[Charts and diagrams as code]
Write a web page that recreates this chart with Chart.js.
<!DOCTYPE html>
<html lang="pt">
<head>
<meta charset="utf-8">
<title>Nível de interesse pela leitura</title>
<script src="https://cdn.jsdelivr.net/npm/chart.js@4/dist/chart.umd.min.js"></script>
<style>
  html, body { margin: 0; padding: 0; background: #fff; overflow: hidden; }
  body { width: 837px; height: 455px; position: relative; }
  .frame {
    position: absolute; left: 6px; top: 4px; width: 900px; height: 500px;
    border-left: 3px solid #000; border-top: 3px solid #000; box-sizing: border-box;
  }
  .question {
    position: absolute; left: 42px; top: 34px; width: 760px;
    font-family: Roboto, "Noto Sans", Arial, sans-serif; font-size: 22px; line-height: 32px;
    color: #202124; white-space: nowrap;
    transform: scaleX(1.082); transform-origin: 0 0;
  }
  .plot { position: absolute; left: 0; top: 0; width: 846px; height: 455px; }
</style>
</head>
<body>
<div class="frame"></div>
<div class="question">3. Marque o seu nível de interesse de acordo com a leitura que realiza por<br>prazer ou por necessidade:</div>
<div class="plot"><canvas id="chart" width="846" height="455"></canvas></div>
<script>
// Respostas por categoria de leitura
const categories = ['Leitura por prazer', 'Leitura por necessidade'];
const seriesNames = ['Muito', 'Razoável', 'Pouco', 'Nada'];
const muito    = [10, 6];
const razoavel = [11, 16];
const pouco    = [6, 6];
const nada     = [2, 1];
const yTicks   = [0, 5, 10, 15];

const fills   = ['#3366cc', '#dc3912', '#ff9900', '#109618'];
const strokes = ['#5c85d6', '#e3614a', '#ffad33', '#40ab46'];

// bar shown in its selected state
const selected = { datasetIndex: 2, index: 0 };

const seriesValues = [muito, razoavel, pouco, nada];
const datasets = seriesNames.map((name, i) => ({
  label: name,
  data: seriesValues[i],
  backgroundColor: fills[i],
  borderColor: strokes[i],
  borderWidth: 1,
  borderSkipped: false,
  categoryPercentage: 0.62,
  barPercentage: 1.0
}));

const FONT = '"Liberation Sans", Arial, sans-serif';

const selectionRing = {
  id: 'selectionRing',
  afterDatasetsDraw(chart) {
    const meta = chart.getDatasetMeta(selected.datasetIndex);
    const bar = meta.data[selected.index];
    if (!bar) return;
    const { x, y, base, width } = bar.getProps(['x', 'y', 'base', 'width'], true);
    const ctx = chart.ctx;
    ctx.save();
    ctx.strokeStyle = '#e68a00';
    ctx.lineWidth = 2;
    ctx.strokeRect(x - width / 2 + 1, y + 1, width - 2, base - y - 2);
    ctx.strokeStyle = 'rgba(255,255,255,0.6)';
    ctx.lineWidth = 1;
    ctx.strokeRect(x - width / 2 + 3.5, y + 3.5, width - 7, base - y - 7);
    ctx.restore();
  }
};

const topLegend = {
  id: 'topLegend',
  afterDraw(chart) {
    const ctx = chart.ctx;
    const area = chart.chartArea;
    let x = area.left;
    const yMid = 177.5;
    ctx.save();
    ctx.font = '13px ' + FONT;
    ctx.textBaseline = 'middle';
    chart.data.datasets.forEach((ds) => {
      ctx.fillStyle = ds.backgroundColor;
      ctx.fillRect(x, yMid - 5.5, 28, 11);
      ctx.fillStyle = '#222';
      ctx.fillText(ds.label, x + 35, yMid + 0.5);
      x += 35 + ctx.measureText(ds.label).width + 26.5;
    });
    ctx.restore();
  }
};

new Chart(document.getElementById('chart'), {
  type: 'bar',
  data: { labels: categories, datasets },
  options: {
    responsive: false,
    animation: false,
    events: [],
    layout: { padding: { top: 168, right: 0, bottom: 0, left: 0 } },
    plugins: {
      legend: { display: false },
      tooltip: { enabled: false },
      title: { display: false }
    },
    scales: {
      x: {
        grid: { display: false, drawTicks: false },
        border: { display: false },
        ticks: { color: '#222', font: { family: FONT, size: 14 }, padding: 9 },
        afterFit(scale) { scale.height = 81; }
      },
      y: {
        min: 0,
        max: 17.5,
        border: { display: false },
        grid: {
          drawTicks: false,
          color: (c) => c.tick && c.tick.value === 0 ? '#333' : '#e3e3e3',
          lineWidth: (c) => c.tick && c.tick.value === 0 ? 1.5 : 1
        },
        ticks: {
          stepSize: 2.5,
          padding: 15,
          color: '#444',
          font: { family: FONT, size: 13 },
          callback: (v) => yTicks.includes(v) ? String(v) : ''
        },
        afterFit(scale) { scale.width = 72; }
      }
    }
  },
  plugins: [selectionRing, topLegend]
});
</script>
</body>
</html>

...

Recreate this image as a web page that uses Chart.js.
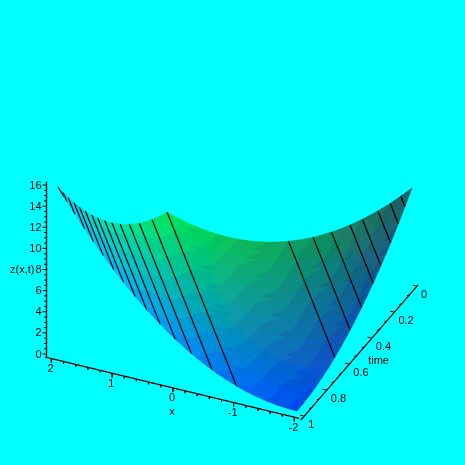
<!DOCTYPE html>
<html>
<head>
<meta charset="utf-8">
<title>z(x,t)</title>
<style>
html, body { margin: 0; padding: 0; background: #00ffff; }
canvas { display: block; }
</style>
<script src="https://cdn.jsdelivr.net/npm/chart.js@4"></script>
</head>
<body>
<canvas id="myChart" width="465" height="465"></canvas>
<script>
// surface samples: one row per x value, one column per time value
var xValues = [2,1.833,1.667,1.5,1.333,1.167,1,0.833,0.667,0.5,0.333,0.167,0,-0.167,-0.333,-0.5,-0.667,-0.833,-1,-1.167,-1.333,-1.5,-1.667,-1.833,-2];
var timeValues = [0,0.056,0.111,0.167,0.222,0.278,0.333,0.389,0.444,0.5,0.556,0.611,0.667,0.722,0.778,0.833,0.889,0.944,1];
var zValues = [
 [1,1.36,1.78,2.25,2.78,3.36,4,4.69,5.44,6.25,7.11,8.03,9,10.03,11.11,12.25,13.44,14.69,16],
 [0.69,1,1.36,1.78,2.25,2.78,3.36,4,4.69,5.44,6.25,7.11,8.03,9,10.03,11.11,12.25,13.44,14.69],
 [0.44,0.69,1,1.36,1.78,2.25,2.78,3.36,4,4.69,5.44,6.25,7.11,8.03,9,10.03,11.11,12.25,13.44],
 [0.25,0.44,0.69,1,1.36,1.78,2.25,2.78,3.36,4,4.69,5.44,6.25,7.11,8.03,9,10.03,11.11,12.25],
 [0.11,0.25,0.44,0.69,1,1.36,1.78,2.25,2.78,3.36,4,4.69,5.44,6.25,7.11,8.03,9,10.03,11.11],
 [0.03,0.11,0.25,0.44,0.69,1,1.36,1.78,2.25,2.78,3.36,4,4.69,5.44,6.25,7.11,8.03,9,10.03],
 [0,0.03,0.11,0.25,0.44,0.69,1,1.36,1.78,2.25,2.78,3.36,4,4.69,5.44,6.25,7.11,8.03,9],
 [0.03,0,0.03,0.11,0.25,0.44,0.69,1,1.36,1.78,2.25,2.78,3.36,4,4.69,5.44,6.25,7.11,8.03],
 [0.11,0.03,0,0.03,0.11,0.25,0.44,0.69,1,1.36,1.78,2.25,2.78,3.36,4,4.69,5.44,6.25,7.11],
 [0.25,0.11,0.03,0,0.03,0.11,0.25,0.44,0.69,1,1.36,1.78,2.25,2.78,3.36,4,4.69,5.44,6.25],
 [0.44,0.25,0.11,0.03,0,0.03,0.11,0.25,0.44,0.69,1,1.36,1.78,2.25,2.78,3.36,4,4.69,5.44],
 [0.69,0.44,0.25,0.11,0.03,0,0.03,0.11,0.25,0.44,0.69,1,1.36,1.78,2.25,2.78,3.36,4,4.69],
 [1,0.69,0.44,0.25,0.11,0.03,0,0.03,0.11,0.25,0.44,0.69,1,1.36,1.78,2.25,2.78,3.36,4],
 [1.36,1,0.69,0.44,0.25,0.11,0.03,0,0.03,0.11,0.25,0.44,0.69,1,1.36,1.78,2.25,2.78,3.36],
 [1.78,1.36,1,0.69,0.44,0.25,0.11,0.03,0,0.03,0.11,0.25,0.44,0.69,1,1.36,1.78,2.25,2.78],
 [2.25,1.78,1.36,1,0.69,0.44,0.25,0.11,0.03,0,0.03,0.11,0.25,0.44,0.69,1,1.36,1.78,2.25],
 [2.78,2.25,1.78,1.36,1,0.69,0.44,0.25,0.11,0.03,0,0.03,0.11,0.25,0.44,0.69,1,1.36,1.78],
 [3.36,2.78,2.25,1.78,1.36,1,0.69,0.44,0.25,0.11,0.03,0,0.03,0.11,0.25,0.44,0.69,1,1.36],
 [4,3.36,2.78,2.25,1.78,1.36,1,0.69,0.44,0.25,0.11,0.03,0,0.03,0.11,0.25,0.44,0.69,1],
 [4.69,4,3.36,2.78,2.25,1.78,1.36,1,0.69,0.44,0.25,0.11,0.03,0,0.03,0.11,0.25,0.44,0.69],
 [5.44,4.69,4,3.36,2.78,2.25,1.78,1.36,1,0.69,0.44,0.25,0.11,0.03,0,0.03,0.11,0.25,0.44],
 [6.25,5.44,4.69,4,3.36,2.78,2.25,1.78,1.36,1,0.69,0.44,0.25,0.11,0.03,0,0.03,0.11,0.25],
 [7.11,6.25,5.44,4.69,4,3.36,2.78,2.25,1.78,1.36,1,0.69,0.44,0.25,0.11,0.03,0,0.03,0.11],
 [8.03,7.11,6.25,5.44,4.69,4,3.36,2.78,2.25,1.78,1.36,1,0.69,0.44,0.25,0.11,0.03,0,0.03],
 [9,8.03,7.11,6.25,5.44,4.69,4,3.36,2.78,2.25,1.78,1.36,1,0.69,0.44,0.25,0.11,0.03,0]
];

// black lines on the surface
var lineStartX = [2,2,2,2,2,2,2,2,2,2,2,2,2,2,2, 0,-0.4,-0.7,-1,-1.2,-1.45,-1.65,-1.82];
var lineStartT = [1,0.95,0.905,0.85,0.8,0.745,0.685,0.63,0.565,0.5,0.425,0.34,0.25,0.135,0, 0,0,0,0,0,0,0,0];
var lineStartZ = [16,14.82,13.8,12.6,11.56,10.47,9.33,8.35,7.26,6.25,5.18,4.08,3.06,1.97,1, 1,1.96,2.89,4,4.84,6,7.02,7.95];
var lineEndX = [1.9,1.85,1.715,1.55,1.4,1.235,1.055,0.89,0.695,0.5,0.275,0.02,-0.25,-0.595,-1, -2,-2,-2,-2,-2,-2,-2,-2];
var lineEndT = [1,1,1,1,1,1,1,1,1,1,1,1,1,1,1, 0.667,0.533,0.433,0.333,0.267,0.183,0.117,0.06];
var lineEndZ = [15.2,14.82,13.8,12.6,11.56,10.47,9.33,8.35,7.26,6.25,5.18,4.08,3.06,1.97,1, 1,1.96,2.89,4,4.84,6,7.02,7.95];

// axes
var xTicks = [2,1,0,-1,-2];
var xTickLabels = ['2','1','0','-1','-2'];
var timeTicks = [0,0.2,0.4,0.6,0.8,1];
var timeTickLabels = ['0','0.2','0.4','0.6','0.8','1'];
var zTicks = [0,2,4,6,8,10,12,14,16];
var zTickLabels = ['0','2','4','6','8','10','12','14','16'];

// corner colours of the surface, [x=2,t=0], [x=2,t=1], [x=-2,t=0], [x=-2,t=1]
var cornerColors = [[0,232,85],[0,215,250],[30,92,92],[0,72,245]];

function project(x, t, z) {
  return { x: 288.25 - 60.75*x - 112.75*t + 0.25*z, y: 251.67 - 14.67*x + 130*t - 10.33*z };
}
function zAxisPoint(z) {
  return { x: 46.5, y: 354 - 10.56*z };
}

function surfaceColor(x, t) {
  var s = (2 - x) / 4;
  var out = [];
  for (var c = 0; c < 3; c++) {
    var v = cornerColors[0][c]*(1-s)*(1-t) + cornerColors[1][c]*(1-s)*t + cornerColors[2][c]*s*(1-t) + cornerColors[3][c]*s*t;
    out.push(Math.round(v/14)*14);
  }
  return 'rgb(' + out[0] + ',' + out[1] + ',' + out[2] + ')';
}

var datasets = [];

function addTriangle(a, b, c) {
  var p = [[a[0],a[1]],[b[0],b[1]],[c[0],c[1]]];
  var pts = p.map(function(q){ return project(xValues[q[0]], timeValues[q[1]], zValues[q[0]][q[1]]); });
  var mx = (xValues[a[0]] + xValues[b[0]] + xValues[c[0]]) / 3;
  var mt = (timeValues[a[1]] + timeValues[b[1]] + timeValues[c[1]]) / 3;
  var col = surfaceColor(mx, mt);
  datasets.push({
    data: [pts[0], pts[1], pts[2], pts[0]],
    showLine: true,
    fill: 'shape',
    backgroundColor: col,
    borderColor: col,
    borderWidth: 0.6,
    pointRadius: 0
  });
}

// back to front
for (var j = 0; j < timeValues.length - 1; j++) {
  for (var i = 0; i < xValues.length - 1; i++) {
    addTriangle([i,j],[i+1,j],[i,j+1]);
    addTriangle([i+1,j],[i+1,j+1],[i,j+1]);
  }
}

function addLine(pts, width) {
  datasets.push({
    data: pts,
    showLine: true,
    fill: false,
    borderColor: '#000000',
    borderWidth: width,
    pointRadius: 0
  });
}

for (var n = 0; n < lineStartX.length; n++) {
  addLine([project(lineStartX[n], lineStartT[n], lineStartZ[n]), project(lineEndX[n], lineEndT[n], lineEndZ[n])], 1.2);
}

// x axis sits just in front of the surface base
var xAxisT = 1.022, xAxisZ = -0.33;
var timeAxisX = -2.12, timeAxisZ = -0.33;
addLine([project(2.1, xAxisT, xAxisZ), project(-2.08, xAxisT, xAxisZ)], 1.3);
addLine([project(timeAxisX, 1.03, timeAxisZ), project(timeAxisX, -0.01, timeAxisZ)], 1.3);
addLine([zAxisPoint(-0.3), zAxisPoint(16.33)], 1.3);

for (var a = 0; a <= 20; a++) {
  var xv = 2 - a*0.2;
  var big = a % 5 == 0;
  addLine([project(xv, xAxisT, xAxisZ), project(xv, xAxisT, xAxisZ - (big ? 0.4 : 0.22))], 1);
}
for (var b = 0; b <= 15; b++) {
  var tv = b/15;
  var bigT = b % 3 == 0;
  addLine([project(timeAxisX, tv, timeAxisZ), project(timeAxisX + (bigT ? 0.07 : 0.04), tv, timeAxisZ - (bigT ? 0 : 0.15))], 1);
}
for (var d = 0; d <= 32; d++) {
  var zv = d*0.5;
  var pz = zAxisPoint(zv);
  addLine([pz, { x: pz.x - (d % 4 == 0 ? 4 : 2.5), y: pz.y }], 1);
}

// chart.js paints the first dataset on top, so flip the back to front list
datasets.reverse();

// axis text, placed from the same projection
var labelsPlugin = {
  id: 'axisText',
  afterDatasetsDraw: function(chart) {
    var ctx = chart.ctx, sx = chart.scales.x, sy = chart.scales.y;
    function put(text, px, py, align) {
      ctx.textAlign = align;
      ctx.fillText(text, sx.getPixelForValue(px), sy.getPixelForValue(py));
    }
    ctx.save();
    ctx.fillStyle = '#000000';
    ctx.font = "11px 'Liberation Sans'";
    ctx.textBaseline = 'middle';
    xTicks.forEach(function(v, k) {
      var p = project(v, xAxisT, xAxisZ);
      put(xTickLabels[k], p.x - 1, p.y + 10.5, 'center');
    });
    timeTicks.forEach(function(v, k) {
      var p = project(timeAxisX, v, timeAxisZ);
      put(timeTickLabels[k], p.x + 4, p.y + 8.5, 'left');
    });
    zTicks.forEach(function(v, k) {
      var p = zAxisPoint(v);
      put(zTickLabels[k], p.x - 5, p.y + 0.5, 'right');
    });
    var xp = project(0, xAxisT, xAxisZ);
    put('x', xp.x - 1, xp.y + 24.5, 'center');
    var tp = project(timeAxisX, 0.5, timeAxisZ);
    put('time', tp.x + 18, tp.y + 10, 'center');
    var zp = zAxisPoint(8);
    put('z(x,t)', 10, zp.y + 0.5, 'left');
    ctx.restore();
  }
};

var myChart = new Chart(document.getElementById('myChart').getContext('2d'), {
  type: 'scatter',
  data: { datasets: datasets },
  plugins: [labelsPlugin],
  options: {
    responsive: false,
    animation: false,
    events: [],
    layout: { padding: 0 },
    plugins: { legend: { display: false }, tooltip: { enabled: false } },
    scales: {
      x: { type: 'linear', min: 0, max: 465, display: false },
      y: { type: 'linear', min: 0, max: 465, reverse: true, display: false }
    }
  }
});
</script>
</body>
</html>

What is being asked -> Report the number of lines above containing the word "that", with no other text.

Task output -> 2